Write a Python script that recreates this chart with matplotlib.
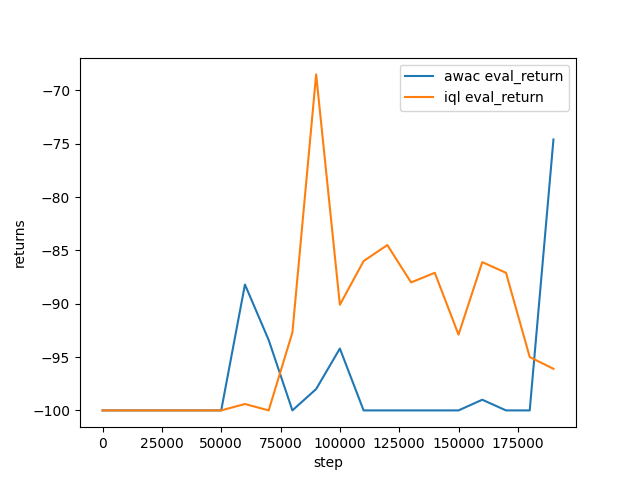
import numpy as np
from matplotlib import pyplot as plt

steps = np.arange(0, 200000, 10000)
awac = [-100, -100, -100, -100, -100, -100, -88.2, -93.4, -100, -98.0,
        -94.2, -100, -100, -100, -100, -100, -99.0, -100, -100, -74.6]
iql = [-100, -100, -100, -100, -100, -100, -99.4, -100, -92.7, -68.5,
       -90.1, -86.0, -84.5, -88.0, -87.1, -92.9, -86.1, -87.1, -95.0, -96.1]

fig, ax = plt.subplots(figsize=(6.4, 4.8), dpi=100)
ax.plot(steps, awac, label='awac eval_return')
ax.plot(steps, iql, label='iql eval_return')
ax.set_xlabel('step')
ax.set_ylabel('returns')
ax.legend()

plt.savefig('out.png')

•••••

*GIVEN REQUEST*.
Pictures are excluded; extract exactly the lines from the start of the data through the line that holds "from matplotlib import pyplot as plt", both ends included.

*EXERCISE RESPONSE*.
Write a Python script that recreates this chart with matplotlib.
import numpy as np
from matplotlib import pyplot as plt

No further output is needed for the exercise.